Gee states family is part of reason for retirement

OSU president: Remarks won’t define his exit

6/6/2013
BLADE STAFF AND NEWS SERVICES
OSU President Gordon Gee, left, explains his decision to retire as board Chairman Robert Schottenstein, center, and Provost Joseph Alutto listen Wednesday.
OSU President Gordon Gee, left, explains his decision to retire as board Chairman Robert Schottenstein, center, and Provost Joseph Alutto listen Wednesday.

COLUMBUS — Ohio State University President Gordon Gee tried to make his retirement announcement personal Wednesday, citing everything from his age to his 7-month-old twin granddaughters to a California girlfriend as reasons for his abrupt July 1 departure.

He continued to downplay the furor over remarks jabbing Roman Catholics, Notre Dame, and the Southeastern Conference, comments taken seriously enough by university trustees that they threatened in March to fire him for further verbal transgressions.

“It played that role but not a defining role in terms of my own conversation with myself,” Mr. Gee said.

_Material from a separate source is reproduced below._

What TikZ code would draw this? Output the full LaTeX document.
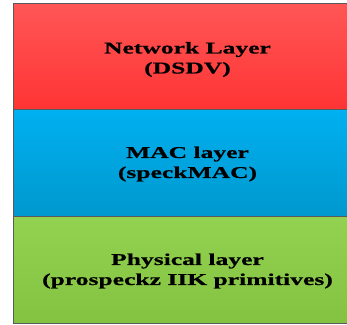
\documentclass[tikz,border=0pt]{standalone}
\usepackage{fontspec}
\setmainfont{Liberation Serif}
\newfontfamily\layerfont[FakeStretch=1.55,FakeBold=0.6]{Liberation Serif Bold}
\definecolor{redtop}{HTML}{FF5656}
\definecolor{redbot}{HTML}{FF3434}
\definecolor{bluetop}{HTML}{00B0F0}
\definecolor{bluebot}{HTML}{0098CE}
\definecolor{greentop}{HTML}{93D150}
\definecolor{greenbot}{HTML}{84C341}
\definecolor{edge}{HTML}{5A5A5A}
\tikzset{
  layerbox/.style={draw=edge, line width=1pt, rectangle, inner sep=0pt,
    minimum width=360pt, anchor=north west},
  layertext/.style={align=center, inner sep=0pt,
    font=\layerfont\fontsize{16.5pt}{20pt}\selectfont}
}
\begin{document}
\begin{tikzpicture}[x=1pt,y=1pt]
  \clip (0,0) rectangle (347,324);
  % protocol stack, top to bottom
  \node[layerbox, minimum height=106pt, top color=redtop, bottom color=redbot]
    (net) at (13,321) {};
  \node[layerbox, minimum height=107pt, top color=bluetop, bottom color=bluebot]
    (mac) at (13,215) {};
  \node[layerbox, minimum height=107pt, top color=greentop, bottom color=greenbot]
    (phy) at (13,108) {};
  % layer labels, placed in each layer's visible part
  \node[layertext] (netlabel) at ([xshift=-6pt,yshift=-3pt]net.center)
    {Network Layer\\(DSDV)};
  \node[layertext] (maclabel) at ([xshift=-6pt,yshift=-1pt]mac.center)
    {MAC layer\\(speckMAC)};
  \node[layertext] (phylabel) at ([xshift=-6pt,yshift=-1pt]phy.center)
    {Physical layer\\(prospeckz IIK primitives)};
\end{tikzpicture}
\end{document}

Mr. Gee, 69, left that news conference for a closed-door meeting with board trustees to discuss a long-term university plan. He said that upcoming project is another reason he wants to step down now rather than later.

Mr. Gee explained away the one-month notice he gave Tuesday by citing a desire not to stay on any longer than he must. “I’m not a victory-lap guy,” Mr. Gee said. “The last thing I want to do is be queen for a day. I want to move on. I want the university to move on.”

Mr. Gee likely will stay and teach at the law school and help raise money.

Trustee Chairman Robert Schottenstein denied Mr. Gee had been forced out.

In Dec. 5 comments to the university Athletic Council, Mr. Gee jokingly referred to “those damn Catholics” at Notre Dame and poked fun at the academic quality of other schools. He apologized when the comments were disclosed, saying they were “a poor attempt at humor and entirely inappropriate.”

It was the latest in a string of remarks Mr. Gee has made in recent years that put him in hot water, though it was the first that brought such a strong warning from trustees. He apologized last year for likening the difficulties of coordinating various university divisions to the Polish Army.

In 2011, Mr. Gee got egg on his face for saying at a news conference that rather than fire his embattled football coach, he was worried that the coach “doesn’t dismiss me.”

In 2010, he apologized for criticizing other big-time football programs for having a schedule equivalent to playing “the Little Sisters of the Poor.”

The Little Sisters of the Poor religious order, whose mission includes caring for the elderly through assisted living and skilled care facilities, operates 30 affiliated nursing homes, including one in Oregon.

But don’t count the local affiliate among those who wanted Mr. Gee ousted.

Sister Cecilia Mary Sartorius, superior-president of the order’s Sacred Heart Home in Oregon, said in a statement Wednesday she had long forgiven Mr. Gee for the quip he made.

The Little Sisters order in the Toledo area was as surprised as anyone by Mr. Gee’s retirement, Sister Cecilia Mary said.

“We fondly remember his visit to our home in August, 2011, when he brought a whole bus full of OSU students here for a visit to the Sacred Heart Home,” Sister Cecilia Mary said. “The OSU students and President Gee brought a lot of joy to our elderly residents, and he publicly apologized for his statement about the Little Sisters of the Poor, which I accepted and forgave him for.”

Mr. Gee, wearing a trademark bowtie, said he was finding it more and more difficult to do his job the way he wants.

Ohio State, one of the biggest universities in the nation with 65,000 students, has named Provost Joseph Alutto interim president.